+++ THE INPUT

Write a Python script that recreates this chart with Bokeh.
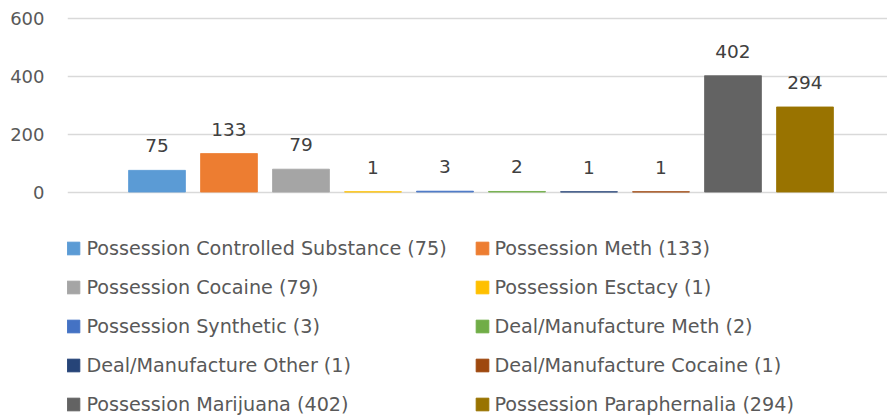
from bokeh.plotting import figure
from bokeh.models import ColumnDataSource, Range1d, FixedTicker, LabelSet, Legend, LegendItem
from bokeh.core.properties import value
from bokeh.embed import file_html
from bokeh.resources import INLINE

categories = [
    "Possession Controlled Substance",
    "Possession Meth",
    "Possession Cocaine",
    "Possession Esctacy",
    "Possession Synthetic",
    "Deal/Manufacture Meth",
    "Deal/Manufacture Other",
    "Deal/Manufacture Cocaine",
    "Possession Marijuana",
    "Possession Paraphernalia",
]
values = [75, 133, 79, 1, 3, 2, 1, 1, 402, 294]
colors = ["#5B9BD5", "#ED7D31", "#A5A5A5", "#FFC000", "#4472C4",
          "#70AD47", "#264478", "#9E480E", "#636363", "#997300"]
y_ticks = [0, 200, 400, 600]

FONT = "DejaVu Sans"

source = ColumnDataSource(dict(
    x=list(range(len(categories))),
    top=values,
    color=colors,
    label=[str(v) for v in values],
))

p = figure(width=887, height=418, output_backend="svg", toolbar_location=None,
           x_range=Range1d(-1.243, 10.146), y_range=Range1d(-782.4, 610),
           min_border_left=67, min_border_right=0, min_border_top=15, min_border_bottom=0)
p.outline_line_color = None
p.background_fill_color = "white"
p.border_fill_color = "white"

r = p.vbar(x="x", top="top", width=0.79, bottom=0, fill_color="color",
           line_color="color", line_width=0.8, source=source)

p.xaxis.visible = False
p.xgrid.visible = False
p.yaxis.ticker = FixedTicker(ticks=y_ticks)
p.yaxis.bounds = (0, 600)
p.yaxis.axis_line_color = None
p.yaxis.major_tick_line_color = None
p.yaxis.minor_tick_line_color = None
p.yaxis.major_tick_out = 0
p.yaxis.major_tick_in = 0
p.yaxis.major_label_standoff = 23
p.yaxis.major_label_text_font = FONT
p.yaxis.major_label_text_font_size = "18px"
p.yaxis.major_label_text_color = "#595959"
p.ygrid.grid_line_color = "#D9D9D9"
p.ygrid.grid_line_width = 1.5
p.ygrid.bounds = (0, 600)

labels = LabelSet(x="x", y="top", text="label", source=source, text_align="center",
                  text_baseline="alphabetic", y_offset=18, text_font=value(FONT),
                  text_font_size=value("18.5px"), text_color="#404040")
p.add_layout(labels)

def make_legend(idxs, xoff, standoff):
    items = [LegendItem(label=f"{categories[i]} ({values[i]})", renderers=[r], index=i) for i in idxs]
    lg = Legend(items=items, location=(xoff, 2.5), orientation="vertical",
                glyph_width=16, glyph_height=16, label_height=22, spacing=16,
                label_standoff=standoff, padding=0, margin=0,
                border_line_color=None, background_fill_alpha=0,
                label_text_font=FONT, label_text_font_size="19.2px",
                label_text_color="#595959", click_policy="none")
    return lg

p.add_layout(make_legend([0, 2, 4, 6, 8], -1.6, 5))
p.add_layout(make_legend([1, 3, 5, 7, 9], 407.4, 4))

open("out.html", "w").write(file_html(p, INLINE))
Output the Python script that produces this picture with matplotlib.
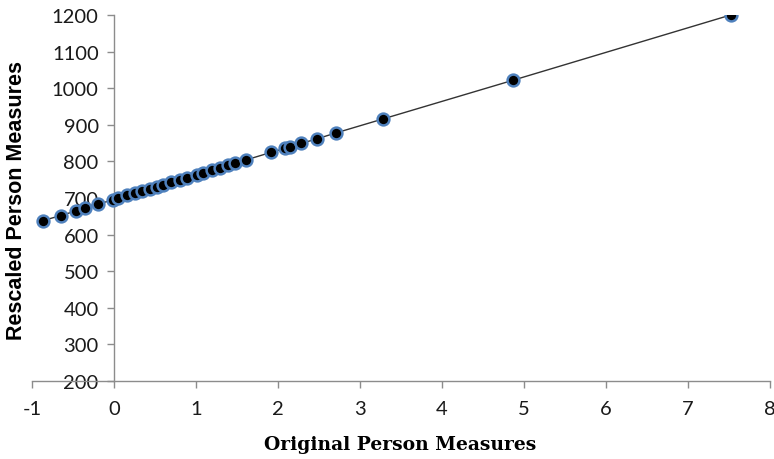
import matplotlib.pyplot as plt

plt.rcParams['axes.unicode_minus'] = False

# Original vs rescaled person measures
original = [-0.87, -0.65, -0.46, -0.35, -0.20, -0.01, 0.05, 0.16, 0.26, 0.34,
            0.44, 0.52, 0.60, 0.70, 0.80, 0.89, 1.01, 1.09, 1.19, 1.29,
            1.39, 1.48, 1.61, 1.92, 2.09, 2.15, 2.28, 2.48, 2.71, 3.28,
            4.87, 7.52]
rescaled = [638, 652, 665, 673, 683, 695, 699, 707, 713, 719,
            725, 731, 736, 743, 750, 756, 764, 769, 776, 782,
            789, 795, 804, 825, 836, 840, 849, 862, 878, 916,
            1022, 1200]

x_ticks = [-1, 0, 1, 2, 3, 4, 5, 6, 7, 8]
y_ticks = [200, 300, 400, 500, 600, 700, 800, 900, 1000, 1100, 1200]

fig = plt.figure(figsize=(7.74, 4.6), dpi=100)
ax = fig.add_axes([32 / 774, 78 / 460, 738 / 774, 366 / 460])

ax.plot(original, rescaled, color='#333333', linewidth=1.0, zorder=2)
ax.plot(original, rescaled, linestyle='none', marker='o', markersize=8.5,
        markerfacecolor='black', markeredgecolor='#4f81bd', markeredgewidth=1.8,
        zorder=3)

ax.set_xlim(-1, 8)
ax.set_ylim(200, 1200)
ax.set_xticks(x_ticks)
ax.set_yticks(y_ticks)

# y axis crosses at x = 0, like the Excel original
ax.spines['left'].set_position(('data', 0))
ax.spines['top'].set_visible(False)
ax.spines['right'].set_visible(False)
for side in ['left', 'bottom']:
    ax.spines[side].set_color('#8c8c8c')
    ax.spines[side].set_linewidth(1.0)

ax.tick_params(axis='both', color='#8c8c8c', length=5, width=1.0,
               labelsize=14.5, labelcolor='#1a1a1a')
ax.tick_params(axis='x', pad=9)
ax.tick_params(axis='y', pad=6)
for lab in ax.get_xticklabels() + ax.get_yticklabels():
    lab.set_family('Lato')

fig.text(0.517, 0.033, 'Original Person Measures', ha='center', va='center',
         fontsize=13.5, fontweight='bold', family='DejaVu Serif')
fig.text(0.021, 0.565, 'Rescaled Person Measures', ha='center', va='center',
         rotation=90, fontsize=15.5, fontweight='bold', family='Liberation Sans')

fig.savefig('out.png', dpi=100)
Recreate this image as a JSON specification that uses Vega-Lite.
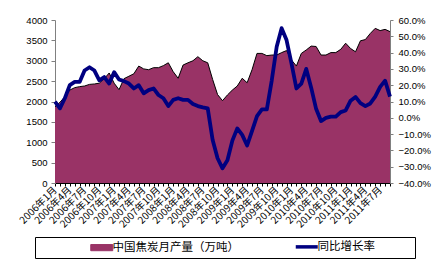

++++++

_WHAT THE TASK REQUIRES_
In the records above, find each line holding "that" and copy it.

_FINISHED EXERCISE_
Write a Python script that recreates this chart with Bokeh.
Output the Python script that produces this picture with matplotlib.
Recreate this image as a JSON specification that uses Vega-Lite.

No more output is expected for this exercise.